*Source data:*
------------

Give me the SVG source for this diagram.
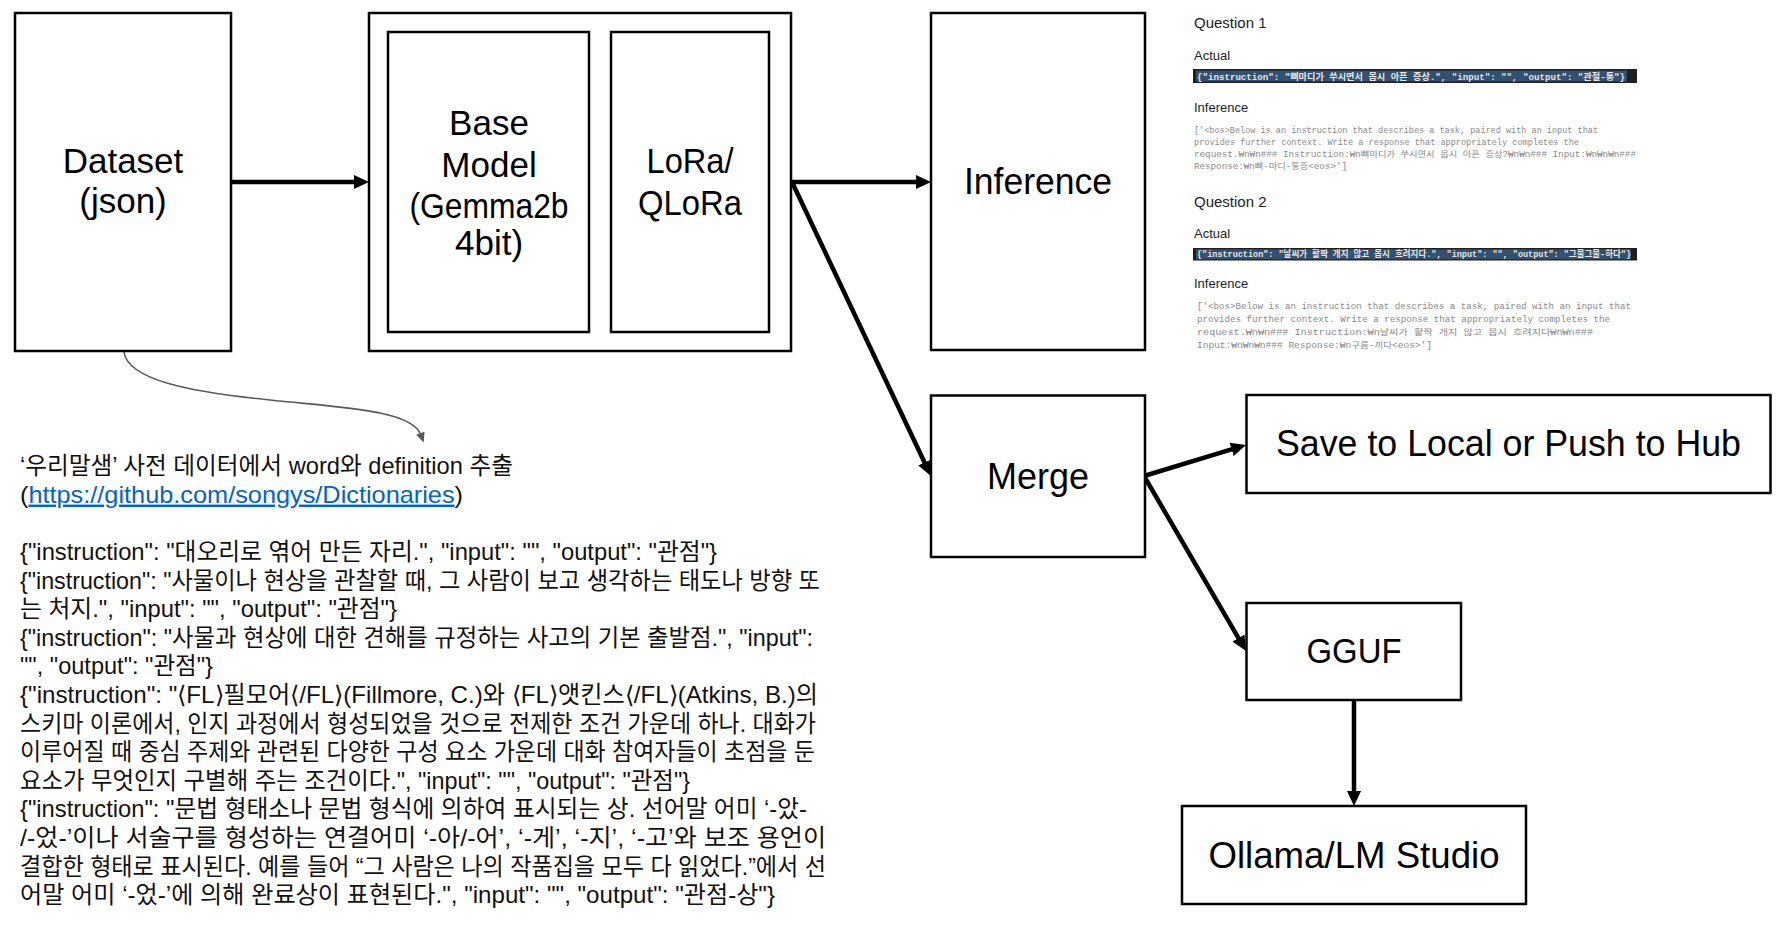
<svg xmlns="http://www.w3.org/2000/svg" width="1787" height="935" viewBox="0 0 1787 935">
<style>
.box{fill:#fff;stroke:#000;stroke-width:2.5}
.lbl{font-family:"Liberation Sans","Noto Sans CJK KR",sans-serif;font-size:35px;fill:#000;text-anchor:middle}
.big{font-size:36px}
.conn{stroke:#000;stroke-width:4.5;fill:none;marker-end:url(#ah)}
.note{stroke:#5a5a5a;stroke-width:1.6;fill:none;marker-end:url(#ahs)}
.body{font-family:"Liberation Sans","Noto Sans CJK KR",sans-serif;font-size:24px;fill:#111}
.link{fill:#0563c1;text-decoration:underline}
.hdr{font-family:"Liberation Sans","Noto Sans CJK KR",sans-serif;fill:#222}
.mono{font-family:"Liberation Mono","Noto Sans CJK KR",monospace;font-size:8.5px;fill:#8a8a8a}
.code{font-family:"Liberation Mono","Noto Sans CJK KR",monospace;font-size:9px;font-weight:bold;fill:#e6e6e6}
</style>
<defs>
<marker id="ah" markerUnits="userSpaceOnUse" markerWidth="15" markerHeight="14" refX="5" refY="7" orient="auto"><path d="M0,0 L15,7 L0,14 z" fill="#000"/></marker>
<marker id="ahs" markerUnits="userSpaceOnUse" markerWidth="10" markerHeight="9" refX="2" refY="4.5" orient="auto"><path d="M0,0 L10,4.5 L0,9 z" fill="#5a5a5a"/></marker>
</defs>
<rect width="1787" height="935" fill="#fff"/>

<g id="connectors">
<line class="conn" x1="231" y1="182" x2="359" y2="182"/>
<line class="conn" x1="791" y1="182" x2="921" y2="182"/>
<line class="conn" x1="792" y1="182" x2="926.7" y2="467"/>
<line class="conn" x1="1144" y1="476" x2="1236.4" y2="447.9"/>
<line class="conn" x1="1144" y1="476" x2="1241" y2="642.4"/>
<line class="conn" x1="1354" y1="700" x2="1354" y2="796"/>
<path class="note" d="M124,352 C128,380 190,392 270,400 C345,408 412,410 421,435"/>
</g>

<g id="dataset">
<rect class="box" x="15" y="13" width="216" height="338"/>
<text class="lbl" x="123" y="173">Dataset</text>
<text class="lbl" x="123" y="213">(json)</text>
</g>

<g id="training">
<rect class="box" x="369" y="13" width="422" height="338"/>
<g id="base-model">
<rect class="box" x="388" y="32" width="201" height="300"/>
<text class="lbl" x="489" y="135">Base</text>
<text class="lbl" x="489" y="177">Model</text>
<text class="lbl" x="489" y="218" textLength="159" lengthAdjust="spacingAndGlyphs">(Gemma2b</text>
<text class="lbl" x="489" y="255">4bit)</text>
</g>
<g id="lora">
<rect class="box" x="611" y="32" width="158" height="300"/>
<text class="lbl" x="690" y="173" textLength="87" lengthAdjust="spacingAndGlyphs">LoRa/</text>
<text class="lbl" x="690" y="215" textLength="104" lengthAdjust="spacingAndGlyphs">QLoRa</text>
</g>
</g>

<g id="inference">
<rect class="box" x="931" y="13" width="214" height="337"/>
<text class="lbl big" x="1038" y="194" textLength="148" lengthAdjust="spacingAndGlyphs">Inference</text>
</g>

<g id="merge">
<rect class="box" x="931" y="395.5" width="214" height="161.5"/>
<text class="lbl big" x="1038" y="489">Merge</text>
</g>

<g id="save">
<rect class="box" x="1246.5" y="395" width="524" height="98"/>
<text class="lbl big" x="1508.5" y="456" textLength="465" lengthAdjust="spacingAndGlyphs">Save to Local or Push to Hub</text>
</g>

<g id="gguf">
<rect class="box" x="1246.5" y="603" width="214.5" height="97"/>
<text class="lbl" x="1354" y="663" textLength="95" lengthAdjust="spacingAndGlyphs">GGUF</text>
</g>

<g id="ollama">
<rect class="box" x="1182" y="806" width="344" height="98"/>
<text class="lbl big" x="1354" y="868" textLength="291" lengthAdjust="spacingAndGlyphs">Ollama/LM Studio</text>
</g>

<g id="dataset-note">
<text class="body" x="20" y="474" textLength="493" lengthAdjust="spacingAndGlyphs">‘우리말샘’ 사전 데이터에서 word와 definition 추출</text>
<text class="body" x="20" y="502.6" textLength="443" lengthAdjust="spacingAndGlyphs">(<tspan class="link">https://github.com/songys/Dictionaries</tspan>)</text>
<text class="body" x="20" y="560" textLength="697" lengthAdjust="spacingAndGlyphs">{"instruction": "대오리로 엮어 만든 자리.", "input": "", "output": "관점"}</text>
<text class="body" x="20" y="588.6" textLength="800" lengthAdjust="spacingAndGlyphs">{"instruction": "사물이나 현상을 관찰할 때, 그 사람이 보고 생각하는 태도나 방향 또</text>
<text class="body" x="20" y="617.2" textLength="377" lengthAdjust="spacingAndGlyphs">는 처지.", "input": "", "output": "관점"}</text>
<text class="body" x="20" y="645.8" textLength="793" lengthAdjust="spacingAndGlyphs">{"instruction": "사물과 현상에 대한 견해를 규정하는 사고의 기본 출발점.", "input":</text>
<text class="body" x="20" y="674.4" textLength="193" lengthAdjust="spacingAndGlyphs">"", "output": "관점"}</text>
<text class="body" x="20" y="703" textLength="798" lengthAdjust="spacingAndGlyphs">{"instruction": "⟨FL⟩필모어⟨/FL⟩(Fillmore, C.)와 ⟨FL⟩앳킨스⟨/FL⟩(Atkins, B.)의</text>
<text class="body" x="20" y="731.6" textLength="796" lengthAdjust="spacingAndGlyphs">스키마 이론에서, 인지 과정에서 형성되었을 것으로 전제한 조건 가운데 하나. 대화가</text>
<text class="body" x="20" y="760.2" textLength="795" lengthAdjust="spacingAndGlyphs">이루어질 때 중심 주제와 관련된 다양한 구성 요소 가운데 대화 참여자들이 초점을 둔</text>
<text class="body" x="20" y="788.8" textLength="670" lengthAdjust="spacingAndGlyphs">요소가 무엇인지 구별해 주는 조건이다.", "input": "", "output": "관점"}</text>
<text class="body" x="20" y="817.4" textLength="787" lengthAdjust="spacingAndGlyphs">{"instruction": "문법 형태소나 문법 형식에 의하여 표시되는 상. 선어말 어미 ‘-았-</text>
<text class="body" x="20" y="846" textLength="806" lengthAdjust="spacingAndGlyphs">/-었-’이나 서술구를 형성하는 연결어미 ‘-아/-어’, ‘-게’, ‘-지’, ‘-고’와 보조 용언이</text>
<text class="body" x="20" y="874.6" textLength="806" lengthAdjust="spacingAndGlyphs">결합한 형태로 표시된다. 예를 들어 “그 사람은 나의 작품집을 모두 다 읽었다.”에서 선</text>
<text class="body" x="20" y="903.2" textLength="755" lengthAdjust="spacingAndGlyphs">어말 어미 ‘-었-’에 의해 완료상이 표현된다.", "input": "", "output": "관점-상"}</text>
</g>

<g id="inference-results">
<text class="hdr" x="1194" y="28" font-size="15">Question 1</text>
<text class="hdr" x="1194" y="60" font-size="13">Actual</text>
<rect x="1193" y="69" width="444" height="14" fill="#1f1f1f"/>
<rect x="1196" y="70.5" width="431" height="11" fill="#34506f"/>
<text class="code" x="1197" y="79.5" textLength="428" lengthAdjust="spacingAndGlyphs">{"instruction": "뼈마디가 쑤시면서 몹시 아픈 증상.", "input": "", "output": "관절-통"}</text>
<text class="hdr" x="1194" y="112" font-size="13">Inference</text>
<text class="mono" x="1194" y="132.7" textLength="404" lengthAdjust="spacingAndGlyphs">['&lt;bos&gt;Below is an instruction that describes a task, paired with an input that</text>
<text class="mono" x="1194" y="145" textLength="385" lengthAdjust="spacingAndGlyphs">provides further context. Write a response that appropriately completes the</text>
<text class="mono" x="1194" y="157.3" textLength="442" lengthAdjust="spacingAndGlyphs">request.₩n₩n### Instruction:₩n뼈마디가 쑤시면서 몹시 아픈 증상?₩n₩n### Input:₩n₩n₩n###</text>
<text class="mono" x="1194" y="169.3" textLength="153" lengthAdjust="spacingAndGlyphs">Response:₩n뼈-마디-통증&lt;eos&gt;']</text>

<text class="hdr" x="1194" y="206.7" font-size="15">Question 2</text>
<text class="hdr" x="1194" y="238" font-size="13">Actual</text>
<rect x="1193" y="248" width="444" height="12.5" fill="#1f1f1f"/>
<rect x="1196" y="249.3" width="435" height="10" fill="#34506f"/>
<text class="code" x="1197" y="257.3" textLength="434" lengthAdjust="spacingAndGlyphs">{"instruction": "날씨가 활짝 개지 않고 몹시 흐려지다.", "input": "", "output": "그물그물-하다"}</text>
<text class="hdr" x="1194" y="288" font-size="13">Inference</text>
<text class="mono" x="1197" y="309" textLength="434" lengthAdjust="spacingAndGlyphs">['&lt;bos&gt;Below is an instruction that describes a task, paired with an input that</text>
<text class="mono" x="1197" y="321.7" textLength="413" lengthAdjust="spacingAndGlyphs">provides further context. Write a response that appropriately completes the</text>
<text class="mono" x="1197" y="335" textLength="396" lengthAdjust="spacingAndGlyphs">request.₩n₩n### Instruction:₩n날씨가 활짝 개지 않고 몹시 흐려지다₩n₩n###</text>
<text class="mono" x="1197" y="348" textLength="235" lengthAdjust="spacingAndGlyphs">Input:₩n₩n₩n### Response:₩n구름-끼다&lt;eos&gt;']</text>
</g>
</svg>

------------

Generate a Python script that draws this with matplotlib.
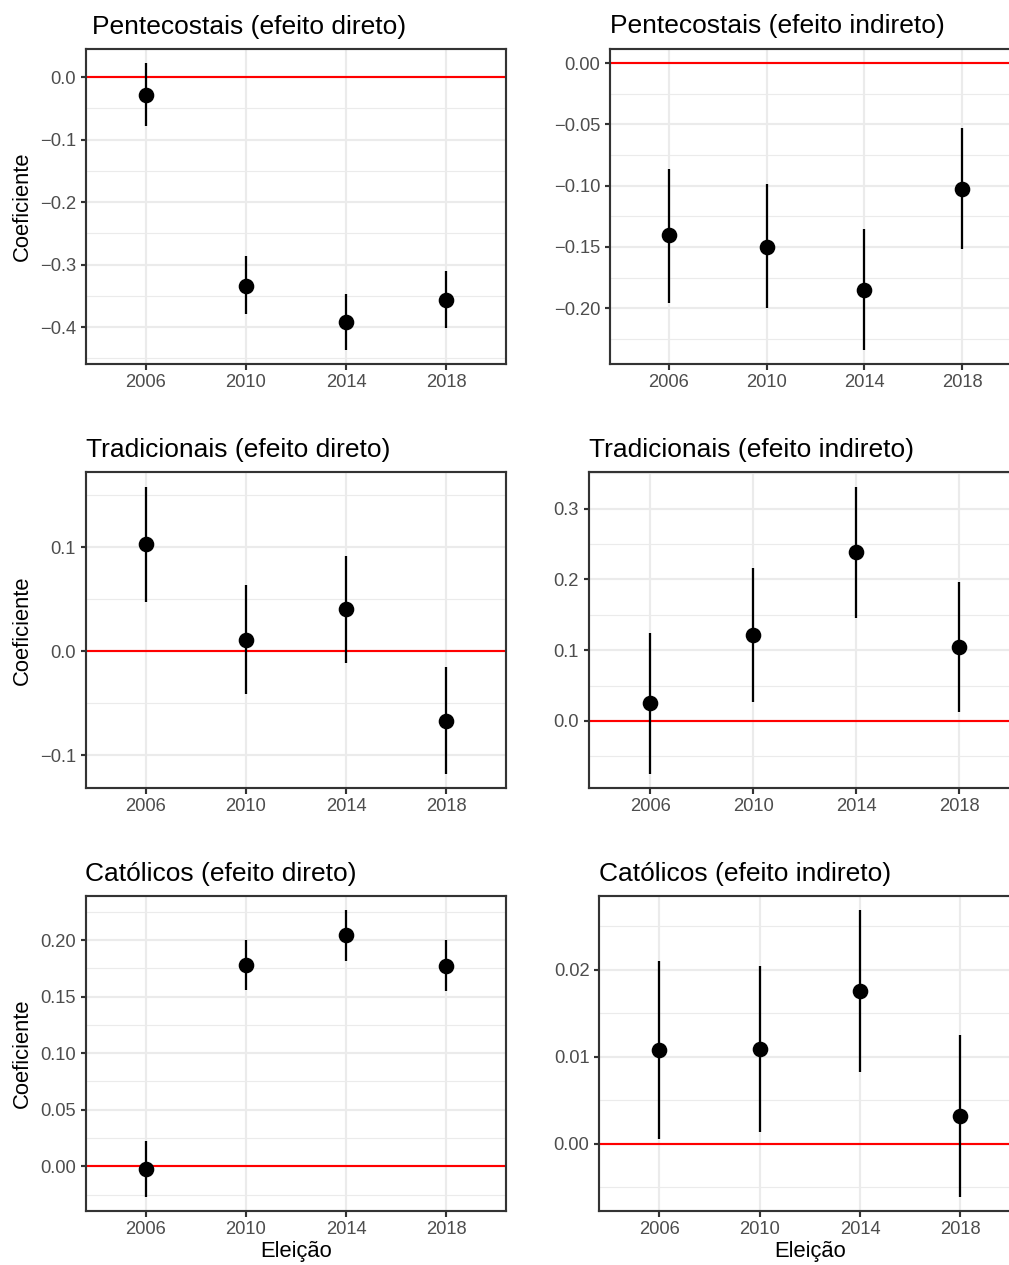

------------

*Required work:* Search the material above for "this". Pull out each line where it shows up.

*Full solution:*
Give me the SVG source for this diagram.
Generate a Python script that draws this with matplotlib.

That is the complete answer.